# Small town or Big city?



## RubyTuesday (Aug 3, 2007)

I read recently that big cities just don't work -that it creates a range of social problems for people. Whereas people are said to be better off in smaller towns.

So I was wondering what the (rough) percentage was for people at SAS who live in a small town versus a big city with a large population.


----------



## LostinReverie (Mar 18, 2007)

Big suburb - 60,000


----------



## nubly (Nov 2, 2006)

well ive lived in small towns in southern california but since every 5-10mins that you drive in a straight line you go through a new city, im not sure that really qualifies as a small town so i went with big city


----------



## UltraShy (Nov 8, 2003)

Wauwatosa, a suburb of 45,000, that directly borders Milwaukee. I guess that's closer to big city than small town.


----------



## Disintegrate (Jun 28, 2006)

Significantly affected by SA in a town of less than 800.


----------



## daaaaave (Jan 1, 2007)

small town, moving to a big city soon thank goodness


----------



## Lonelyguy (Nov 8, 2003)

I live on a farm about 12 miles from the town of 5,000 people where I work every day. The nearest city to me is about 40 miles away and has a population around 60,000.


----------



## sctork (Oct 23, 2006)

Omaha has about 420,000 ppl. I'd rather be in a small town.


----------



## copper (Nov 10, 2003)

Well I live in a small town, but it is larger then the 150 populated village I grew up in. There are two towns that are opposite from each other that is separated by the Portage Shipping Canal. You can say that I live on an island. There is only one bridge that you can get to the mainland by vehicle. Otherwise you either take a boat across or swim. The total population of the two towns combine is 15,000 not counting the Michigan Tech University and Finlandia University students. The closes city with a pop of 100,000 would be Duluth which is a 5 hour drive from here. That would be half the population of the U.P.


----------



## copper (Nov 10, 2003)

sctork said:


> Omaha has about 420,000 ppl. I'd rather be in a small town.
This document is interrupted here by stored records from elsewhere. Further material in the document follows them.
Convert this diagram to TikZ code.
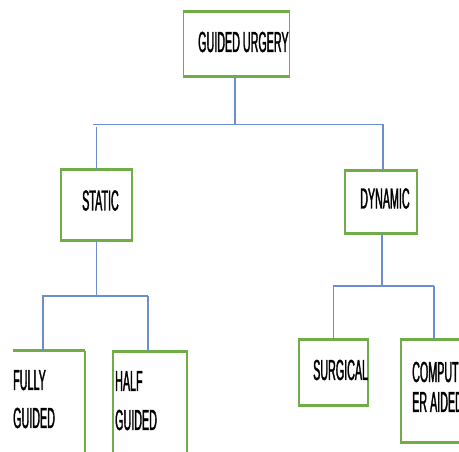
\documentclass[tikz,border=0pt]{standalone}
\usepackage{fontspec}
\newfontfamily\condfont[FakeStretch=0.37,FakeBold=1.2]{Liberation Sans}
\definecolor{boxgreen}{RGB}{112,173,71}
\definecolor{lineblue}{RGB}{108,142,206}
\begin{document}
\begin{tikzpicture}[x=1pt,y=-1pt,
  box/.style={draw=boxgreen,line width=1.5pt,inner sep=0pt,minimum width=#1},
  edge/.style={draw=boxgreen,line width=3pt},
  conn/.style={draw=lineblue,line width=1.4pt},
  lbl/.style={anchor=base west,inner sep=0pt,font=\condfont\fontsize{29}{34}\selectfont}]
\clip (0,0) rectangle (459,452);
\useasboundingbox (0,0) rectangle (459,452);
% boxes
\node[box=106pt,minimum height=64pt] (gu) at (236.5,44) {};
\node[box=71pt,minimum height=70pt] (st) at (96.5,205) {};
\node[box=72pt,minimum height=62pt] (dy) at (381,202) {};
\node[draw=none,inner sep=0pt,minimum width=72pt,minimum height=118pt] (fg) at (49,410) {};
\node[box=74pt,minimum height=118pt] (hg) at (150,411) {};
\node[box=69pt,minimum height=65pt] (sg) at (333.5,372.5) {};
\node[box=66pt,minimum height=102pt] (ca) at (434,391) {};
\foreach \n in {gu,st,dy,hg,sg,ca}{
  \draw[edge] (\n.north west) -- (\n.north east);
  \draw[edge] (\n.south west) -- (\n.south east);
}
\draw[edge] (fg.north west) -- (fg.north east);
\draw[boxgreen,line width=1.5pt] (fg.north east) -- (fg.south east);
% labels
\node[lbl] (tgu) at (198,52) {GUIDED URGERY};
\node[lbl] (tst) at (82,210.5) {STATIC};
\node[lbl] (tdy) at (360,208.5) {DYNAMIC};
\node[lbl] (tfg1) at (13,390) {FULLY};
\node[lbl] (tfg2) at (13,428) {GUIDED};
\node[lbl] (thg1) at (115,391) {HALF};
\node[lbl] (thg2) at (115,430) {GUIDED};
\node[lbl] (tsg) at (313,380) {SURGICAL};
\node[lbl] (tca1) at (412,382) {COMPUT};
\node[lbl] (tca2) at (412,412) {ER AIDED};
% connectors level 1
\coordinate (b1) at (235,124.5);
\coordinate (b1L) at (93,124.5);
\coordinate (b1R) at (383,124.5);
\draw[conn] (b1 |- gu.south) -- (b1);
\draw[conn] (b1L) -- (b1R);
\draw[conn] (st.north |- b1) ++(0,3) -- (st.north);
\draw[conn] (dy.north -| b1R) ++(0,-46) -- (dy.north -| b1R);
% connectors level 2 (static)
\coordinate (b2) at (96.5,296);
\coordinate (b2L) at (42,296);
\coordinate (b2R) at (148,296);
\coordinate (f1) at (43,296);
\draw[conn] (st.south) -- (b2);
\draw[conn] (b2L) -- (b2R);
\draw[conn] (f1) -- (f1 |- fg.north);
\draw[conn] (b2R) -- (b2R |- hg.north);
% connectors level 2 (dynamic)
\coordinate (b3) at (382,286);
\coordinate (b3L) at (333,286);
\coordinate (b3R) at (434,286);
\draw[conn] (b3 |- dy.south) -- (b3);
\draw[conn] (b3L) -- (b3R);
\draw[conn] (b3L -| sg.north) -- (sg.north);
\draw[conn] (b3R) -- (ca.north);
\end{tikzpicture}
\end{document}
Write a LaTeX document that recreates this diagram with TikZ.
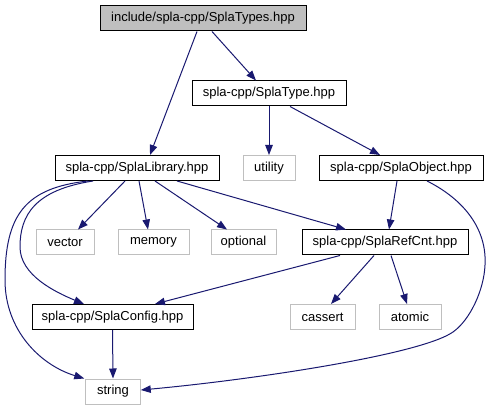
\documentclass[tikz,border=0pt]{standalone}
\usepackage{fontspec}
\setmainfont{Liberation Sans}
\usetikzlibrary{arrows.meta}
\definecolor{edgeblue}{HTML}{191970}
\definecolor{sysgray}{HTML}{BFBFBF}
\tikzset{
  base/.style={rectangle, inner sep=0pt, minimum height=25pt, line width=1pt,
    font=\fontsize{13}{15}\selectfont, text=black},
  box/.style={base, draw=black},
  sys/.style={base, draw=sysgray},
  topbox/.style={base, draw=black, fill=sysgray},
  edge/.style={draw=edgeblue, line width=1pt, -{Triangle[length=10pt,width=7.5pt]}, edgeblue},
}
\begin{document}
\begin{tikzpicture}[x=1pt, y=-1pt]
\useasboundingbox (0,0) rectangle (489,411);
\node[topbox, minimum width=206pt] (top) at (203,18.5) {include/spla-cpp/SplaTypes.hpp};
\node[box, minimum width=154pt] (type) at (269,93.5) {spla-cpp/SplaType.hpp};
\node[box, minimum width=164pt] (lib) at (137,168) {spla-cpp/SplaLibrary.hpp};
\node[sys, minimum width=52pt] (utility) at (269,168) {utility};
\node[box, minimum width=164pt] (obj) at (401,168) {spla-cpp/SplaObject.hpp};
\node[sys, minimum width=58pt] (vector) at (65,242.5) {vector};
\node[sys, minimum width=71pt] (memory) at (153.5,242.5) {memory};
\node[sys, minimum width=65pt] (optional) at (243.5,242.5) {optional};
\node[box, minimum width=166pt] (refcnt) at (385,242.5) {spla-cpp/SplaRefCnt.hpp};
\node[box, minimum width=161pt] (config) at (112.5,317) {spla-cpp/SplaConfig.hpp};
\node[sys, minimum width=65pt] (cassert) at (322.5,317) {cassert};
\node[sys, minimum width=62pt] (atomic) at (410,317) {atomic};
\node[sys, minimum width=54.5pt] (string) at (113,391.5) {string};

\draw[edge] ([xshift=-6pt]top.south) -- ([xshift=13pt]lib.north);
\draw[edge] ([xshift=9pt]top.south) -- ([xshift=-13pt]type.north);
\draw[edge] (type.south) -- (utility.north);
\draw[edge] ([xshift=21pt]type.south) -- ([xshift=-21pt]obj.north);
\draw[edge] ([xshift=-12pt]lib.south) -- ([xshift=13pt]vector.north);
\draw[edge] ([xshift=2pt]lib.south) -- ([xshift=-5.5pt]memory.north);
\draw[edge] ([xshift=18pt]lib.south) -- ([xshift=-16.5pt]optional.north);
\draw[edge] ([xshift=40pt]lib.south) -- ([xshift=-39pt]refcnt.north);
\draw[edge] ([xshift=-4pt]obj.south) -- ([xshift=4pt]refcnt.north);
\draw[edge] ([xshift=-45pt]refcnt.south) -- ([xshift=42.5pt]config.north);
\draw[edge] ([xshift=-11pt]refcnt.south) -- ([xshift=8.5pt]cassert.north);
\draw[edge] ([xshift=6pt]refcnt.south) -- ([xshift=-3pt]atomic.north);
\draw[edge] (config.south) -- (string.north);
\draw[edge] ([xshift=-44pt]lib.south) .. controls (35,190) and (20,215) .. (20,247)
  .. controls (20,275) and (55,292) .. ([xshift=-28.5pt]config.north);
\draw[edge] ([xshift=-49pt]lib.south) .. controls (25,188) and (5,215) .. (5,280)
  .. controls (5,330) and (40,365) .. ([xshift=-1pt]string.north west);
\draw[edge] ([xshift=26pt]obj.south) .. controls (465,200) and (487,230) .. (485,265)
  .. controls (484,290) and (470,320) .. (453,332)
  .. controls (420,355) and (250,380) .. ([yshift=1.5pt]string.east);
\end{tikzpicture}
\end{document}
All the time I grewup in the Des Moines area I never been to Omaha.


----------



## su0iruc (Aug 25, 2007)

Big city. I grew up in LA, and I can't imagine myself living in place with a very small population.


----------



## sctork (Oct 23, 2006)

copper said:


> sctork said:
> 
> 
> > Omaha has about 420,000 ppl. I'd rather be in a small town.
> ...


you're not missing out, there's really not much to see here. Our Zoo is actually pretty cool, I can't think of anything else worth seeing though :b


----------



## slurpazillia (Nov 18, 2005)

---


----------



## FairleighCalm (May 20, 2007)

Growing up in a small town helped contribute to my anxiety and depression. THERE WAS NO CULTURE TO PARTICIPATE IN!!


----------



## Nae (Nov 10, 2003)

Town of 90,000. I could stand to be around less traffic.


----------



## OneIsALonelyNumber (Mar 28, 2005)

I grew up in a small city, spent my teenager hell years in a city of 100k+ people, and currently live in a small city.


----------



## lyssado707 (Oct 29, 2004)

Small town. There are about 13,000 or so people in Mckinleyville.


----------



## Eraserhead (Sep 23, 2006)

I live in a city of ~3.5m people, so pretty big. I'm not that happy with it. Too many damn people. People on the streets, people in the supermarket, people on the metro, people on campus... they drive me crazy!

I grew up in a small city.


----------



## leppardess (Nov 8, 2003)

I voted 'big city' even though I live in a small suburb because it's close enough that all the suburbs kind of melt together with the city (Cleveland). I'd rather live in a smaller town that's away from big cities. I don't like the fast paced life that most people here seem to either prefer or end up living. 

I've lived in small towns before (even places that weren't even incorporated towns, just populated parts of counties) and I enjoyed living there a whole lot more. People were generally friendlier and more willing to help out if you needed a hand.


----------



## millenniumman75 (Feb 4, 2005)

I work in a suburb of a city of 1,000,000 people plus and live in a town of 16,000.

I said city.


----------



## mserychic (Oct 2, 2004)

120,000 so I guess that's a big city.


----------



## Andre (Feb 27, 2004)

Neither, really. It's a town surrounded by many other towns and sprawl that make up suburbia.


----------



## RubyTuesday (Aug 3, 2007)

...well I guess those responses answer it then - that it depends a bit. 

I noticed that when I stayed in small towns in Italy that people were very sociable, stayed out all night and chatted in the streets (during the summer) -but then, everybody knew everybody's business and gossiped a lot and expected you to spill personal info to them even. Whereas Melbourner's (from a big city) respect others' privacy more and don't stick their nose in others' business so much. But, people have also complained how in Melbourne people are cooped-up inside and the social life is not as free or vibrant.

It is interesting that a friend who moved from Melbourne (Australia) to Brisbane (Australia) told me how much more relaxed and friendly the vibe is in Brisbane. She said that it was like Melbourne was in the 80s. Brisbane is smaller than Melbourne. 

So, maybe somewhere in between a big city and small town, then, provides the best sense of true 'community'...?? -the sociable side but without the gossiping etc..


----------



## WineKitty (Nov 26, 2004)

It just depends who ask around here as to which is the best type of area of a SAer to live in....some do prefer rurual areas but like a few other posters on here, I am not one of them....but what works for me wont work for others....

I currently live in a small town outside of a small city. There is nothing to do here, no culture at all. I really dont like where I live at all, in this small village...its has had a few positives, its not horrible or anything but as someone who has always lived in heavily populated areas, I feel like an alien here. My plan is to fix my house up over the next few years, learn all I can about my new job so I can transfer anywhere I want, and then consider a few other places. I have moved before, I am not afraid of change and I am nomadic in spirit....If I were content where I lived then I would stay there, but the area I live in is so devoid of culture and entertainment (except in the summer a few festivals and ability to travel to mountains and desert, one of the positives) that its just not for me.


----------



## Becky (Nov 5, 2003)

I don't know how big South Bend is, compared to Chicago I'd say it's small, but not small enough to call it a small town. I'm not actually in the city limits, I'm on the outskirts.


----------



## Laura (Nov 12, 2003)

...


----------



## RubyTuesday (Aug 3, 2007)

I should maybe have put up a poll that asked whether a person prefers (preferably from experience) living in a small town or a big city. And then asked why.


----------